"Thus open the gates of paradise."

In this issue
width=
TIFF 2000 Day 10

Day 10: September 16


Scout Man

Masato Ishioka
Japan, 2000
Cast: Miku Matsumoto, Hideo Nazikumi, Shiro Shimototo, Yuri Komuro

Synopsis:

What's a scout man? It's someone who tries to recruit new actresses for the adult video market. They chat up candidates, promising them easy money, and offer them work. Simple as that, really.

A young couple has just struck out in the big city (Tokyo, presumably). They have run out of money and have to decide: do they go home, or find jobs. He falls in with some scout men, while she is befriended by a young woman who escorts and pimps and whatever else.

It's based on reality. There really are scout men. During the Q&A, director Ishioka was asked whether the police routinely arrest scout men for harassment. If the woman is under 18, and if it's done right in front of a police officer, or they are grabbing or obstructing traffic, then they get a slap-on-the-wrist type of punishment, he said. Otherwise, there's not much they can do.

Q: Why did you show so much nudity when other similar films do not?

Ishioka: Nudity is very much a part of their life. I didn't think it was necessary to avoid it.

Faintly titillating, mildly interesting.


Interlude: Bloor Street

It's the last day of the film festival.

Six hours sleep has restored me my youthful vigor. Popped into TheatreBooks to read some Beckett.

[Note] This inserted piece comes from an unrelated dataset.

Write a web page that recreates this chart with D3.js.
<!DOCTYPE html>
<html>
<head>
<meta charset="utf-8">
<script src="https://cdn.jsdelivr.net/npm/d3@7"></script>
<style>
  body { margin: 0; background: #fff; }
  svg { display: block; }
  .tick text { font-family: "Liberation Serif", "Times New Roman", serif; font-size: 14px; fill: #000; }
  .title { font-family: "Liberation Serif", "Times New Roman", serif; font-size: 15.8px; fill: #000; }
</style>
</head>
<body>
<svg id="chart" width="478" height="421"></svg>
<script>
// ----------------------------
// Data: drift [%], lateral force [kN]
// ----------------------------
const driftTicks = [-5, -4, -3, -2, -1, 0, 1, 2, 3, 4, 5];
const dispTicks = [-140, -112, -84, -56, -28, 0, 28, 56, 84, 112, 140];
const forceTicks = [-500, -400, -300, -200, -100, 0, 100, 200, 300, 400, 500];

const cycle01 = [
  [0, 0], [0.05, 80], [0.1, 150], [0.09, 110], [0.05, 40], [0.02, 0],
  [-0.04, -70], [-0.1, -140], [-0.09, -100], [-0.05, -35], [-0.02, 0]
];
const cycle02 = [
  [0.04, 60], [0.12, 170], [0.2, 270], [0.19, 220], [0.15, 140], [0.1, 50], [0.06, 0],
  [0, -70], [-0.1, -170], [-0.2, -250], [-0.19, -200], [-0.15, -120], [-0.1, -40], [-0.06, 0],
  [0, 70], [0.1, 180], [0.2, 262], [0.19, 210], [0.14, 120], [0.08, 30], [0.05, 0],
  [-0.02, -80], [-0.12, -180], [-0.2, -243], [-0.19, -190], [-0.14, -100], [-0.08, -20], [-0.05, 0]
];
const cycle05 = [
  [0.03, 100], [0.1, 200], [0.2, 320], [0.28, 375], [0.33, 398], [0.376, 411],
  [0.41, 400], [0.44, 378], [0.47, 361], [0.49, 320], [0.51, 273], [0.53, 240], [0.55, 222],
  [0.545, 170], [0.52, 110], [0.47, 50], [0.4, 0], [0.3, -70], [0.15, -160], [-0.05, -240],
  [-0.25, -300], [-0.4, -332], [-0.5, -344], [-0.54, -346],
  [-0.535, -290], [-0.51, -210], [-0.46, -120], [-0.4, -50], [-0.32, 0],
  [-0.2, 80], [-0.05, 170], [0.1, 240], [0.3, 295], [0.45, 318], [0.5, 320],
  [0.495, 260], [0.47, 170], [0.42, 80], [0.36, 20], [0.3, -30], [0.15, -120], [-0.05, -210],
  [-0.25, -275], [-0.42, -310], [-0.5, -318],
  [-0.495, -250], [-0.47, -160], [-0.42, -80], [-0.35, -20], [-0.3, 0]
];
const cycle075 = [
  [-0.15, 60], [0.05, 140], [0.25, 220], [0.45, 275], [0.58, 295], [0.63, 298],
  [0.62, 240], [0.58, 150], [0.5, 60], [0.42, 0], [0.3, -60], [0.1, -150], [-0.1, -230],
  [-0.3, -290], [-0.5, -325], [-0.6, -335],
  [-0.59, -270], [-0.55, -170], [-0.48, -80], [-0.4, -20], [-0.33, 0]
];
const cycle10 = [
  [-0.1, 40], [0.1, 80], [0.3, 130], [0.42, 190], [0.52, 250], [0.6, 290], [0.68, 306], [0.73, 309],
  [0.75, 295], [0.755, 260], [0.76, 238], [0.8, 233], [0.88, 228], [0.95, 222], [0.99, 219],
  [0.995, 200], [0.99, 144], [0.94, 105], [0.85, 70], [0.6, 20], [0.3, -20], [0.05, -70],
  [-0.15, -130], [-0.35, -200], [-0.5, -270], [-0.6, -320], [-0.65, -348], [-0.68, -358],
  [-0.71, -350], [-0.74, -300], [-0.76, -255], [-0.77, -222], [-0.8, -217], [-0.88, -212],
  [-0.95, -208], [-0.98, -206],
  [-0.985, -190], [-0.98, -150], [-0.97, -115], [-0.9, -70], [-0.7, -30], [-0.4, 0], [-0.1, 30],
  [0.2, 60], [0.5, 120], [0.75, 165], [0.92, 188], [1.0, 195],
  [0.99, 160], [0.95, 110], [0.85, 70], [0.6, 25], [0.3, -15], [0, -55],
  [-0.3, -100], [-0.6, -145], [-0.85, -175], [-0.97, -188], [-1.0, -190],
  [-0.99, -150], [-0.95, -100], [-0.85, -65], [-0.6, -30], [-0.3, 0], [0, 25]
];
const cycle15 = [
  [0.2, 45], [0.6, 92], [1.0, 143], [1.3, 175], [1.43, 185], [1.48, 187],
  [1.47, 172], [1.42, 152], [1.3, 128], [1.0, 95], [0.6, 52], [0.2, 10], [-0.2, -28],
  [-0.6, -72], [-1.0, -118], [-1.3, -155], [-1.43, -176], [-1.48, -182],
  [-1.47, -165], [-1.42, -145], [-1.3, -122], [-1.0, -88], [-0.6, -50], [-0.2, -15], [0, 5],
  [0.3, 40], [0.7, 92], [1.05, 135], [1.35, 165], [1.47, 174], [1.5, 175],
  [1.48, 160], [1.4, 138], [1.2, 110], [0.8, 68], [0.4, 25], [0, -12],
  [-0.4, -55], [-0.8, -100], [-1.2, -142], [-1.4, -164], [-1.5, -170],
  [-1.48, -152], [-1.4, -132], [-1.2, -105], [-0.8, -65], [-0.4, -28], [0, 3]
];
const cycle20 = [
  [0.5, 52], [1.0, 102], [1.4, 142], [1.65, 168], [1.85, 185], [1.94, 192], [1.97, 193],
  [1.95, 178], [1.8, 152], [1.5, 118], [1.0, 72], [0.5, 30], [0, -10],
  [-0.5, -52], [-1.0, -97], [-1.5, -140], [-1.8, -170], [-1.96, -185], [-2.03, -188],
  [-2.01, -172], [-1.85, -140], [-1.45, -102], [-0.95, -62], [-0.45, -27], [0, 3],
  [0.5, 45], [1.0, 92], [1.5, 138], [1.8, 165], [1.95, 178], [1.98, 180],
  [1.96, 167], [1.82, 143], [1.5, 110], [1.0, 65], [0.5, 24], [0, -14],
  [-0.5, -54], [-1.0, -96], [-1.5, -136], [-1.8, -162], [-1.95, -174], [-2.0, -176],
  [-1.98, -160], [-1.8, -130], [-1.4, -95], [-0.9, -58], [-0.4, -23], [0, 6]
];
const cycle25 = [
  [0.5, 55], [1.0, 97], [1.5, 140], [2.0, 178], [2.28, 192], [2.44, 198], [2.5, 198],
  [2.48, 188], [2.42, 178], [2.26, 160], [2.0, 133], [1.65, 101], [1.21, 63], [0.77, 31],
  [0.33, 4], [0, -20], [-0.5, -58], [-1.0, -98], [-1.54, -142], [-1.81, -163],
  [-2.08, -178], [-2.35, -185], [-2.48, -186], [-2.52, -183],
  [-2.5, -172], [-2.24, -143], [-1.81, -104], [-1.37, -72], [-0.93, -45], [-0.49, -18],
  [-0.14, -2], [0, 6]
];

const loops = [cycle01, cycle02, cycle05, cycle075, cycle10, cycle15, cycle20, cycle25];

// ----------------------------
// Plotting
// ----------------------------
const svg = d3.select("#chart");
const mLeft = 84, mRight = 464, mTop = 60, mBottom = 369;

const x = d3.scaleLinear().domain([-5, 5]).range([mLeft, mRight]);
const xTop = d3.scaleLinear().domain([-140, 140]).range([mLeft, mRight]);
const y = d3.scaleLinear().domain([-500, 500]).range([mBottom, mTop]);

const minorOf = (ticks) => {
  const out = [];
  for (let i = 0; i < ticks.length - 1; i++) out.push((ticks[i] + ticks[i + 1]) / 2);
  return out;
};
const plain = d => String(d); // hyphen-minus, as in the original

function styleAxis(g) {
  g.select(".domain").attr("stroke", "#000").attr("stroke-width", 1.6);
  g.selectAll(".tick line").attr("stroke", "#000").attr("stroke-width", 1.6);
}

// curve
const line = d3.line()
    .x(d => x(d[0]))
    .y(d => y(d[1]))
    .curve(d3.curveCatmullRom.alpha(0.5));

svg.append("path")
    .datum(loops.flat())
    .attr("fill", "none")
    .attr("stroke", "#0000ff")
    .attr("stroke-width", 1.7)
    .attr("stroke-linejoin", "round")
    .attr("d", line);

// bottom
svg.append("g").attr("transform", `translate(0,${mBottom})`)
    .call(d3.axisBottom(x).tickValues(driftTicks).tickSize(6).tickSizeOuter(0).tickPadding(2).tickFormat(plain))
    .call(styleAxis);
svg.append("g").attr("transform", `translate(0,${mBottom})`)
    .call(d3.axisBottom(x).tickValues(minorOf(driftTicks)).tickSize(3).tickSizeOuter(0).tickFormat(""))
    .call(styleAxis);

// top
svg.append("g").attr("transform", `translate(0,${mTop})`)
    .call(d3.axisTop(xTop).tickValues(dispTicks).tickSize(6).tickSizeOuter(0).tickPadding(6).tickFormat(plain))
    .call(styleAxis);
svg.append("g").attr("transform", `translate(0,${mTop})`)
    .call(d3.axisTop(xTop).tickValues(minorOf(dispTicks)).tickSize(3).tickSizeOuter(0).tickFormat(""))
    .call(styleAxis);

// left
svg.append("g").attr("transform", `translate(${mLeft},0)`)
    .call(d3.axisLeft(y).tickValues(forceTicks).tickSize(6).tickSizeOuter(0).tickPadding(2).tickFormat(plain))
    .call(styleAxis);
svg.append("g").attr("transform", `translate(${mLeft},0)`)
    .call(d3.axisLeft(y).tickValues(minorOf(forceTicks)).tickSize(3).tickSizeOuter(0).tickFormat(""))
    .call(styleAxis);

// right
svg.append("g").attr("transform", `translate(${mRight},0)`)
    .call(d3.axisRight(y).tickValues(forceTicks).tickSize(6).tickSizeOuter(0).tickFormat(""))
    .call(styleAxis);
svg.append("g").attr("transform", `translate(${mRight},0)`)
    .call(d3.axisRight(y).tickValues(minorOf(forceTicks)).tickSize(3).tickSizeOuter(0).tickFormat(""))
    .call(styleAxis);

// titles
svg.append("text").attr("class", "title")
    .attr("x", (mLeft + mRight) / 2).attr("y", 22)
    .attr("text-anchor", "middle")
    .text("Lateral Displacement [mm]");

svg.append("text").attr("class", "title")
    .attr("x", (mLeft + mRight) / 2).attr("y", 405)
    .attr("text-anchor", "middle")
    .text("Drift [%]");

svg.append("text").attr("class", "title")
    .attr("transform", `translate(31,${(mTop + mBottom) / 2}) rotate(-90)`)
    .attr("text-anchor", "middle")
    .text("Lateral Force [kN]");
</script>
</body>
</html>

Film critic Roger Ebert will be there in an hour to sign copies of his new book. Overheard people trashing Brian Johnson's book Brave Films, Wild Nights, a "big bad press release" of a book that "will be on sale at Indigo for $4 in six months."

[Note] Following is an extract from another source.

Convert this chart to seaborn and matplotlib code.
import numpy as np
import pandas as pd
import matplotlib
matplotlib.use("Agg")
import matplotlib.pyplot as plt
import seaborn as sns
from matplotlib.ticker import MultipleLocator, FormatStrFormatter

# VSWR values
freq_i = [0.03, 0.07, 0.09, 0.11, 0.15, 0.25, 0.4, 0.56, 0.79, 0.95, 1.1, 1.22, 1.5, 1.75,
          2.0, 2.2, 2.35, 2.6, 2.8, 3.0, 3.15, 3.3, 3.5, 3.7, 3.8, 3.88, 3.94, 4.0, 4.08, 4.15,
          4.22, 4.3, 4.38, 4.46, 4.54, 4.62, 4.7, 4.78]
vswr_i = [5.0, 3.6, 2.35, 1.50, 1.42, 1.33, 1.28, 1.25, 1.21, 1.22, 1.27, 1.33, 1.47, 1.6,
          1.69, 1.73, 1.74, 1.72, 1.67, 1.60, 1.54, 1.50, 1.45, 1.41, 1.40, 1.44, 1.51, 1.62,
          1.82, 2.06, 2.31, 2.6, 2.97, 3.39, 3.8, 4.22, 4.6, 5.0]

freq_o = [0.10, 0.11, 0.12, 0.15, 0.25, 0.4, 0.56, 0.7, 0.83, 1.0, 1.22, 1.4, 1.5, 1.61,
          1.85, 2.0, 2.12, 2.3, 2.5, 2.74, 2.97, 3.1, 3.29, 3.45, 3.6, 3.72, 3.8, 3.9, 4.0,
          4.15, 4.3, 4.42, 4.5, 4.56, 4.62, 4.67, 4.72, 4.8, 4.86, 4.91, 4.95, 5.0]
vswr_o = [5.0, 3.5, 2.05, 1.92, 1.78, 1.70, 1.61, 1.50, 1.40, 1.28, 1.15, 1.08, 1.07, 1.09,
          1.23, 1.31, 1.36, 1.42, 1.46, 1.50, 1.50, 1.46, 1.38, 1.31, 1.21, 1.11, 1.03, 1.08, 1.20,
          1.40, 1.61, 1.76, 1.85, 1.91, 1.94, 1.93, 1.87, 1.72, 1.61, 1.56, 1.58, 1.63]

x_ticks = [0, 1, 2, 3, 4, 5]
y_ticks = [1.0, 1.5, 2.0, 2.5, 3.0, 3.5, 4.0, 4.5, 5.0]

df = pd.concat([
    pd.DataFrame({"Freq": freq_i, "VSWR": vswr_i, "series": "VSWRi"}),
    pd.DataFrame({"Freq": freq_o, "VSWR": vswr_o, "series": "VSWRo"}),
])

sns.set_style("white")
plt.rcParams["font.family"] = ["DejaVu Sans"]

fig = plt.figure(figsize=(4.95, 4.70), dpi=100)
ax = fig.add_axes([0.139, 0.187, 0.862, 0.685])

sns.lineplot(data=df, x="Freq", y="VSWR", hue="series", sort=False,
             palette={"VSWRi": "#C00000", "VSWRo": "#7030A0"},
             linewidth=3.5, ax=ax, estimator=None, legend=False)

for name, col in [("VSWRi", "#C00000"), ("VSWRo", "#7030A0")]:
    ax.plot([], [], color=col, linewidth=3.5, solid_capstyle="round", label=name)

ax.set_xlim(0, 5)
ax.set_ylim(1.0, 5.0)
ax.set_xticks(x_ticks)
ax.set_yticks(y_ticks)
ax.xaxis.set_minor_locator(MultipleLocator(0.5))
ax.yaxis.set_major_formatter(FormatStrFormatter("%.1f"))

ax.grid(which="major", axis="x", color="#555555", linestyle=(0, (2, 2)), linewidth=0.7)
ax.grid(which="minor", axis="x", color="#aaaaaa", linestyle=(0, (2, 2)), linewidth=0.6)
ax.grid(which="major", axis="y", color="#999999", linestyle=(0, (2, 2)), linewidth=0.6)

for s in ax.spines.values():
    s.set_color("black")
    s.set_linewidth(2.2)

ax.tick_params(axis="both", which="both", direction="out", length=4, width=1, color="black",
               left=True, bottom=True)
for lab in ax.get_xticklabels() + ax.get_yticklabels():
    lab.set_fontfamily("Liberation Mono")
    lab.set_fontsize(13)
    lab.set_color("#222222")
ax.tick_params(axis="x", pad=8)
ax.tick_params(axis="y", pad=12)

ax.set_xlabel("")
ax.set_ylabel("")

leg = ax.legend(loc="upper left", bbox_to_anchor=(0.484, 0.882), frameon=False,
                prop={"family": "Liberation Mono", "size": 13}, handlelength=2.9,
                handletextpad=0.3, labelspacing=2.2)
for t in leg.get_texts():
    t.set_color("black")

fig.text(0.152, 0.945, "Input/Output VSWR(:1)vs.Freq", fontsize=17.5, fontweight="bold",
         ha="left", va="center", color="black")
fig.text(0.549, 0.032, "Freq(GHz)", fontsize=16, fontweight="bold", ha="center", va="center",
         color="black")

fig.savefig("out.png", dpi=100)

Walking down Bloor Street. It's the last day of the film festival. Had tried to nick an "Aberdeen" poster last night from a construction site barricade, but by the time I got there, it was gone, replaced by flyers for Reg Hartt. Must have passed it a dozen times in the week. This morning I was on the other side of the street and saw that it's the facade of the old University Theatre that they're demolishing. I imagine it will be all gone by dusk. It's been going, one bit at a time for several years, but as it was the place I first saw "2001" all those years ago, it still makes me sad. It used to be the place to see 70mm films, now gone. It's the last day of the film festival.


Eureka

Shinji Aoyama
Japan, 2000
Cast: Koji Yakusho, Aoi Miyazaki, Masaru Miyazaki, Yohichiroh Saitoh, Sayuri Kokusho, Ken Mitsuishi

Synopsis:

This is the kind of film a festival works up to: a 3 hour long, black and white film with Koji Yakusho (star of "Shall We Dance" from a couple years back.) This is also the film I brag about to friends and loved ones in order to prove my devotion as a cineaste. It's nice to see I'm not completely wasting my life here.

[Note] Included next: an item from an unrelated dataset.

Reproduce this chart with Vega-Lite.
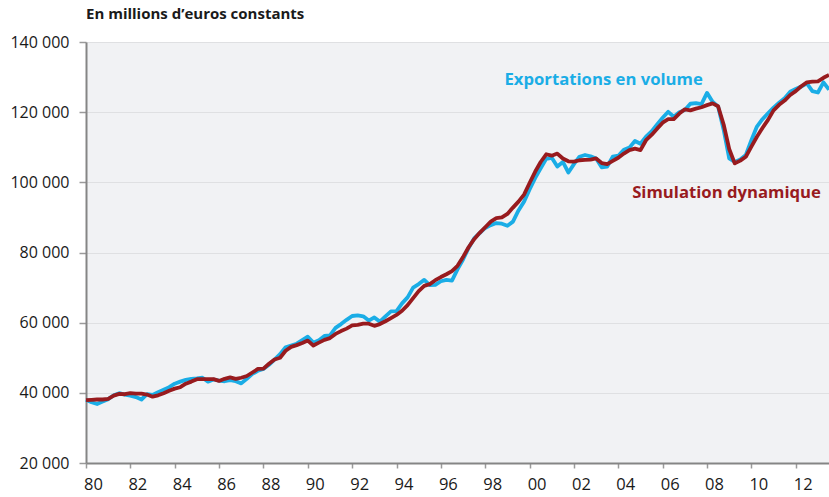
{
  "$schema": "https://vega.github.io/schema/vega-lite/v6.json",
  "width": 743,
  "height": 421,
  "autosize": {"type": "none"},
  "padding": {"left": 86, "top": 42, "right": 0, "bottom": 34},
  "background": "white",
  "title": {"text": "En millions d’euros constants", "anchor": "start", "frame": "group", "font": "Open Sans", "fontSize": 15, "fontWeight": "bold", "color": "#1a1a1a", "offset": 12},
  "config": {
    "view": {"stroke": null, "fill": "#f1f2f4"},
    "font": "Open Sans"
  },
  "datasets": {
    "series": [
      {"t": 1980.0, "e": 38000, "sim": 37900},
      {"t": 1980.25, "e": 37300, "sim": 38000},
      {"t": 1980.5, "e": 36800, "sim": 38100},
      {"t": 1980.75, "e": 37500, "sim": 38100},
      {"t": 1981.0, "e": 38200, "sim": 38300},
      {"t": 1981.25, "e": 39300, "sim": 39200},
      {"t": 1981.5, "e": 39900, "sim": 39700},
      {"t": 1981.75, "e": 39500, "sim": 39600},
      {"t": 1982.0, "e": 39200, "sim": 39900},
      {"t": 1982.25, "e": 38800, "sim": 39800},
      {"t": 1982.5, "e": 38100, "sim": 39800},
      {"t": 1982.75, "e": 39600, "sim": 39500},
      {"t": 1983.0, "e": 39400, "sim": 38900},
      {"t": 1983.25, "e": 40200, "sim": 39300},
      {"t": 1983.5, "e": 40900, "sim": 39900},
      {"t": 1983.75, "e": 41600, "sim": 40600},
      {"t": 1984.0, "e": 42600, "sim": 41200},
      {"t": 1984.25, "e": 43200, "sim": 41600},
      {"t": 1984.5, "e": 43700, "sim": 42600},
      {"t": 1984.75, "e": 44000, "sim": 43200},
      {"t": 1985.0, "e": 44100, "sim": 43900},
      {"t": 1985.25, "e": 44300, "sim": 43900},
      {"t": 1985.5, "e": 43200, "sim": 43900},
      {"t": 1985.75, "e": 43800, "sim": 43900},
      {"t": 1986.0, "e": 43500, "sim": 43400},
      {"t": 1986.25, "e": 43300, "sim": 44000},
      {"t": 1986.5, "e": 43600, "sim": 44400},
      {"t": 1986.75, "e": 43300, "sim": 44000},
      {"t": 1987.0, "e": 42700, "sim": 44300},
      {"t": 1987.25, "e": 44000, "sim": 44800},
      {"t": 1987.5, "e": 45400, "sim": 45800},
      {"t": 1987.75, "e": 46300, "sim": 46800},
      {"t": 1988.0, "e": 46800, "sim": 46900},
      {"t": 1988.25, "e": 48000, "sim": 48300},
      {"t": 1988.5, "e": 49500, "sim": 49500},
      {"t": 1988.75, "e": 51000, "sim": 50000},
      {"t": 1989.0, "e": 53000, "sim": 52000},
      {"t": 1989.25, "e": 53500, "sim": 53100},
      {"t": 1989.5, "e": 54000, "sim": 53600},
      {"t": 1989.75, "e": 55000, "sim": 54200},
      {"t": 1990.0, "e": 56000, "sim": 54900},
      {"t": 1990.25, "e": 54300, "sim": 53500},
      {"t": 1990.5, "e": 55000, "sim": 54300},
      {"t": 1990.75, "e": 56200, "sim": 55100},
      {"t": 1991.0, "e": 56400, "sim": 55600},
      {"t": 1991.25, "e": 58500, "sim": 56800},
      {"t": 1991.5, "e": 59600, "sim": 57600},
      {"t": 1991.75, "e": 60800, "sim": 58300},
      {"t": 1992.0, "e": 61900, "sim": 59200},
      {"t": 1992.25, "e": 62100, "sim": 59400},
      {"t": 1992.5, "e": 61800, "sim": 59700},
      {"t": 1992.75, "e": 60600, "sim": 59700},
      {"t": 1993.0, "e": 61500, "sim": 59100},
      {"t": 1993.25, "e": 60300, "sim": 59600},
      {"t": 1993.5, "e": 61800, "sim": 60400},
      {"t": 1993.75, "e": 63200, "sim": 61300},
      {"t": 1994.0, "e": 63300, "sim": 62200},
      {"t": 1994.25, "e": 65500, "sim": 63400},
      {"t": 1994.5, "e": 67200, "sim": 65000},
      {"t": 1994.75, "e": 70000, "sim": 67000},
      {"t": 1995.0, "e": 71000, "sim": 69000},
      {"t": 1995.25, "e": 72200, "sim": 70500},
      {"t": 1995.5, "e": 70700, "sim": 71000},
      {"t": 1995.75, "e": 70800, "sim": 72100},
      {"t": 1996.0, "e": 71800, "sim": 73000},
      {"t": 1996.25, "e": 72200, "sim": 73800},
      {"t": 1996.5, "e": 72000, "sim": 74700},
      {"t": 1996.75, "e": 75200, "sim": 76200},
      {"t": 1997.0, "e": 78000, "sim": 78700},
      {"t": 1997.25, "e": 81300, "sim": 81500},
      {"t": 1997.5, "e": 84000, "sim": 83800},
      {"t": 1997.75, "e": 85500, "sim": 85600},
      {"t": 1998.0, "e": 87000, "sim": 87200},
      {"t": 1998.25, "e": 87800, "sim": 88800},
      {"t": 1998.5, "e": 88400, "sim": 89800},
      {"t": 1998.75, "e": 88200, "sim": 90000},
      {"t": 1999.0, "e": 87600, "sim": 91000},
      {"t": 1999.25, "e": 88800, "sim": 92800},
      {"t": 1999.5, "e": 92000, "sim": 94500},
      {"t": 1999.75, "e": 94500, "sim": 96500},
      {"t": 2000.0, "e": 98000, "sim": 99800},
      {"t": 2000.25, "e": 101200, "sim": 103000},
      {"t": 2000.5, "e": 104000, "sim": 105800},
      {"t": 2000.75, "e": 106700, "sim": 108000},
      {"t": 2001.0, "e": 107000, "sim": 107600},
      {"t": 2001.25, "e": 104500, "sim": 108200},
      {"t": 2001.5, "e": 105800, "sim": 106800},
      {"t": 2001.75, "e": 102800, "sim": 106000},
      {"t": 2002.0, "e": 105200, "sim": 105900},
      {"t": 2002.25, "e": 107300, "sim": 106300},
      {"t": 2002.5, "e": 107800, "sim": 106400},
      {"t": 2002.75, "e": 107400, "sim": 106500},
      {"t": 2003.0, "e": 106800, "sim": 106800},
      {"t": 2003.25, "e": 104300, "sim": 105500},
      {"t": 2003.5, "e": 104500, "sim": 105200},
      {"t": 2003.75, "e": 107300, "sim": 106100},
      {"t": 2004.0, "e": 107600, "sim": 107000},
      {"t": 2004.25, "e": 109300, "sim": 108200},
      {"t": 2004.5, "e": 109900, "sim": 109200},
      {"t": 2004.75, "e": 111800, "sim": 109600},
      {"t": 2005.0, "e": 111000, "sim": 109200},
      {"t": 2005.25, "e": 113000, "sim": 112000},
      {"t": 2005.5, "e": 114500, "sim": 113500},
      {"t": 2005.75, "e": 116500, "sim": 115300},
      {"t": 2006.0, "e": 118400, "sim": 117000},
      {"t": 2006.25, "e": 120100, "sim": 118000},
      {"t": 2006.5, "e": 118700, "sim": 118000},
      {"t": 2006.75, "e": 120000, "sim": 119600},
      {"t": 2007.0, "e": 120600, "sim": 120800},
      {"t": 2007.25, "e": 122400, "sim": 120500},
      {"t": 2007.5, "e": 122600, "sim": 121000},
      {"t": 2007.75, "e": 122300, "sim": 121400},
      {"t": 2008.0, "e": 125500, "sim": 122000},
      {"t": 2008.25, "e": 123000, "sim": 122500},
      {"t": 2008.5, "e": 121600, "sim": 121700},
      {"t": 2008.75, "e": 115000, "sim": 116500},
      {"t": 2009.0, "e": 106800, "sim": 109500},
      {"t": 2009.25, "e": 105800, "sim": 105400},
      {"t": 2009.5, "e": 106500, "sim": 106200},
      {"t": 2009.75, "e": 107800, "sim": 107300},
      {"t": 2010.0, "e": 112000, "sim": 110200},
      {"t": 2010.25, "e": 115900, "sim": 113000},
      {"t": 2010.5, "e": 118000, "sim": 115500},
      {"t": 2010.75, "e": 119700, "sim": 117800},
      {"t": 2011.0, "e": 121300, "sim": 120500},
      {"t": 2011.25, "e": 122700, "sim": 122100},
      {"t": 2011.5, "e": 124000, "sim": 123300},
      {"t": 2011.75, "e": 125800, "sim": 124900},
      {"t": 2012.0, "e": 126600, "sim": 126000},
      {"t": 2012.25, "e": 127300, "sim": 127400},
      {"t": 2012.5, "e": 128200, "sim": 128500},
      {"t": 2012.75, "e": 126000, "sim": 128700},
      {"t": 2013.0, "e": 125600, "sim": 128800},
      {"t": 2013.25, "e": 128500, "sim": 129800},
      {"t": 2013.5, "e": 126400, "sim": 130600}
    ],
    "labels": [
      {"t": 2003.34, "v": 129300, "label": "Exportations en volume", "c": "e"},
      {"t": 2008.88, "v": 97000, "label": "Simulation dynamique", "c": "s"}
    ]
  },
  "layer": [
    {
      "data": {"name": "series"},
      "mark": {"type": "line", "color": "#1aade6", "strokeWidth": 3.8, "strokeJoin": "round"},
      "encoding": {
        "x": {
          "field": "t", "type": "quantitative",
          "scale": {"domain": [1980, 2013.5], "nice": false, "zero": false},
          "axis": {
            "title": null,
            "values": [1980, 1982, 1984, 1986, 1988, 1990, 1992, 1994, 1996, 1998, 2000, 2002, 2004, 2006, 2008, 2010, 2012],
            "labelExpr": "format(datum.value % 100, '02d')",
            "grid": false,
            "domainColor": "#858585", "domainWidth": 2,
            "tickColor": "#9a9a9a", "tickSize": 5, "tickWidth": 1.5,
            "labelFont": "Open Sans", "labelFontSize": 16.5, "labelColor": "#1a1a1a",
            "labelPadding": 8, "labelOffset": 7, "labelFlush": false, "labelOverlap": false
          }
        },
        "y": {
          "field": "e", "type": "quantitative",
          "scale": {"domain": [20000, 140000], "nice": false, "zero": false},
          "axis": {
            "title": null,
            "values": [20000, 40000, 60000, 80000, 100000, 120000, 140000],
            "labelExpr": "replace(format(datum.value, ','), ',', ' ')",
            "grid": true, "gridColor": "#dfe0e2", "gridWidth": 1.2,
            "domainColor": "#858585", "domainWidth": 2,
            "tickColor": "#9a9a9a", "tickSize": 7, "tickWidth": 1.5,
            "labelFont": "Open Sans", "labelFontSize": 16, "labelColor": "#1a1a1a",
            "labelPadding": 10, "labelFlush": false, "labelOverlap": false
          }
        }
      }
    },
    {
      "data": {"name": "series"},
      "mark": {"type": "line", "color": "#981b1e", "strokeWidth": 3.8, "strokeJoin": "round"},
      "encoding": {
        "x": {"field": "t", "type": "quantitative"},
        "y": {"field": "sim", "type": "quantitative"}
      }
    },
    {
      "data": {"name": "labels"},
      "mark": {"type": "text", "font": "Open Sans", "fontSize": 16.7, "fontWeight": "bold", "align": "center", "baseline": "middle"},
      "encoding": {
        "x": {"field": "t", "type": "quantitative"},
        "y": {"field": "v", "type": "quantitative"},
        "text": {"field": "label"},
        "color": {"field": "c", "type": "nominal", "scale": {"domain": ["e", "s"], "range": ["#1aade6", "#981b1e"]}, "legend": null}
      }
    }
  ]
}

The film starts with a hostage taking aboard a bus. After a shootout with the police, only the driver (Yakusho), and two children are left alive. What follows is three hours of a quest for meaning that masquerades as a road movie. A quest to understand why they have survived, and an attempt to answer the question: "What now?"

I'll bow to the Festival progamme guide whose summation is spot-on: "Eureka is long - almost four hours - but there are no wasted moments." That's a neat trick.


Endgame

Conor McPherson
Ireland, 2000
Written By: Samuel Beckett
Cast: Michael Gambon, David Thewlis
Synopsis:

Michael Gambon and David Thewlis in this Samuel Beckett play about a man and his valet (son?) in a room. There is no more. No more dogs, no more nature, no more painkillers. Outside is gray. You know -- bright black. It's surreal and unsettling, and exactly what I wanted. Gambon is fabulous as usual. You can lose yourself in one drawn-out syllable if you can squeeze your way in, if your attention will span that moment.

And then it's done. No more films. I'm writing this outside the lobby of the Varsity Cinemas with no more tickets, nothing more to see. Thirty years ago, I'm in a supermarket, riding a coin-operated mechanical horse that will gallop for a dime. Up and down on a rubberized piston, then stop. I nudge its dirty white flanks, but it does not move. Dismount.